The result is a chart with a background image that reflects the theme of the data, but doesn’t take away from the data.
15. Pick one shocking or game-changing statistic for a social media infographic
When you’re creating infographics specifically for social media, the key is to not go overboard with your design. Since people will probably be looking at your infographic in mobile, you need to optimize your image for mobile viewing.
A few key things to keep in mind when designing a social media infographic for social media:
- Keep your infographic brief and focused on one key statistic.
- Use brief text in bold, easy to read fonts.
- Use one focal visual to stop readers in their tracks and draw them in.

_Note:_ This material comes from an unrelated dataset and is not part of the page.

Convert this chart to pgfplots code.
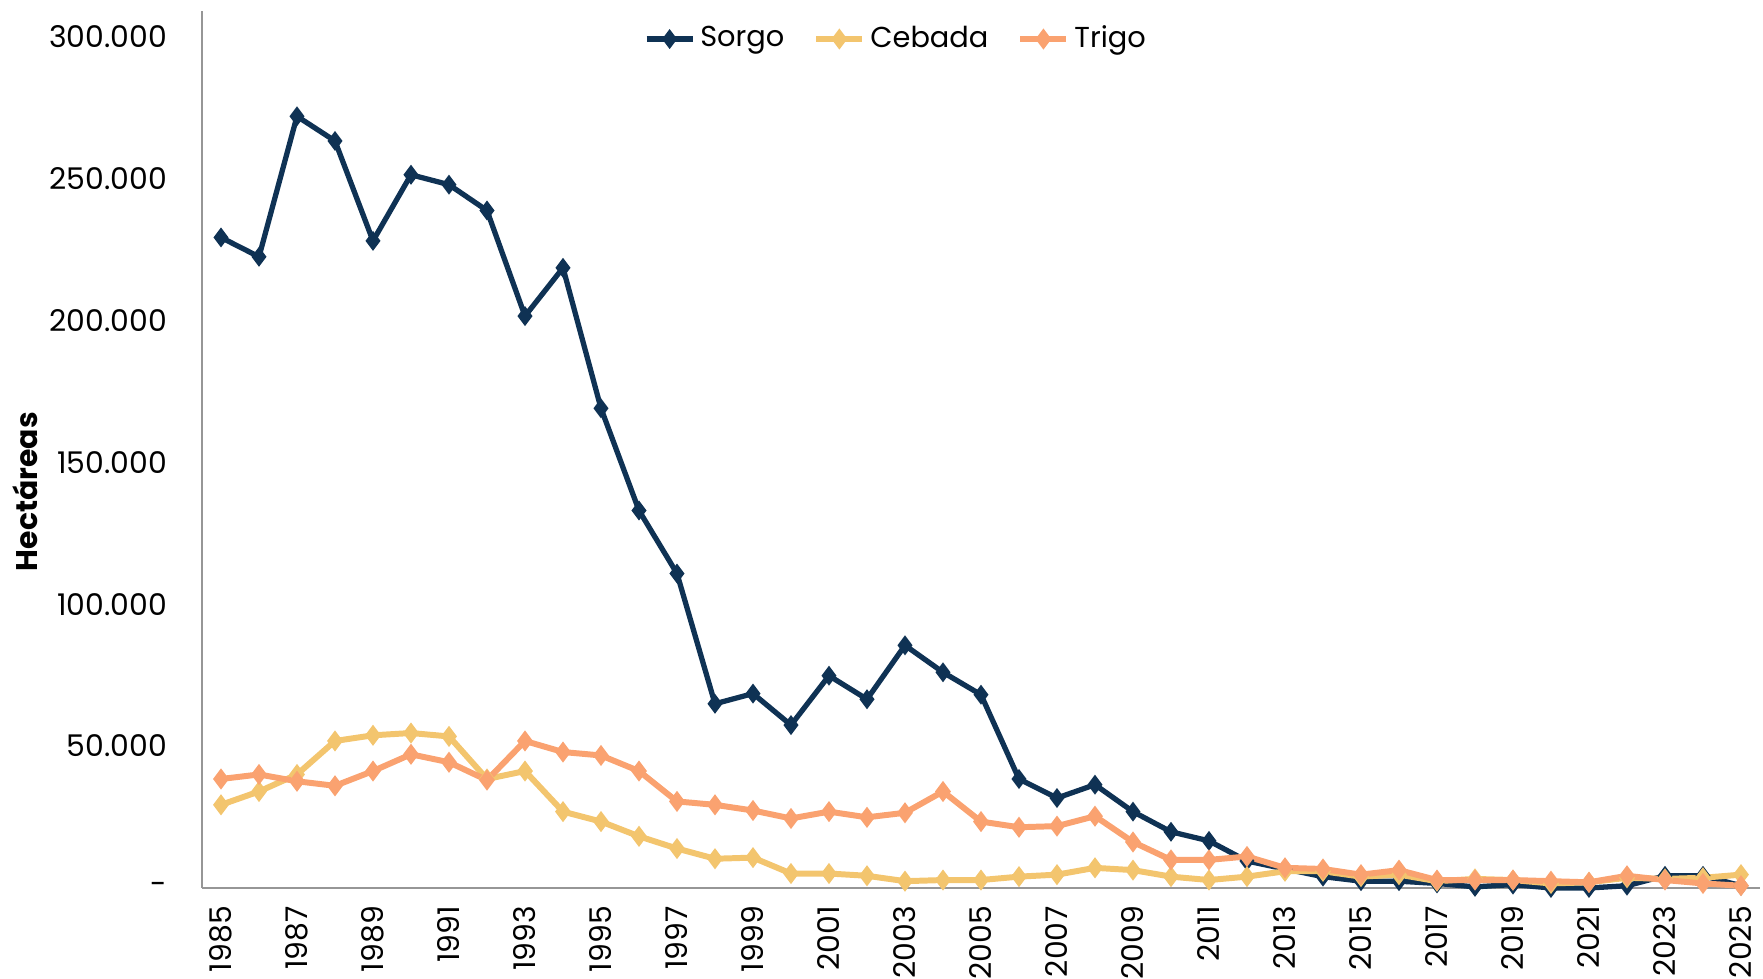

For example, this social media infographic template uses an eye icon to grab people’s attention. Then, the infographic pulls them in with a relevant statistic to the audience (in this case, marketers):
16. Number your list of statistics to make it easier for readers to scan your infographic
Articles with numbers in the titles are popular. Using the same token, you can number the points on your infographic to encourage people to want to read it.
Something about a numbered list just feels nice and organized!
According to a study we conducted, 3, 4, 5, 7 and 10 are actually the best numbers to use in a blog article title or an infographic. This statistical infographic template uses the number 7:
17. Try using a light text and visuals on a dark background for a boldly contrasting design
We’re all used to designs with stark white backgrounds and cool, metallic accents. If you want your design to stand out, try making your infographic design unexpected.
One way to do that is to use a dark background, with light accent colors. Just make sure that your text is easy to read!
For example, this statistical infographic template uses a bold color scheme of white text and charts on a black background, with shadow-like grey icons:
When you set out to create a statistical infographic, the most important thing to focus on is making the data easy to understand. When in doubt, ask someone to look your infographic over and see if they understand the information.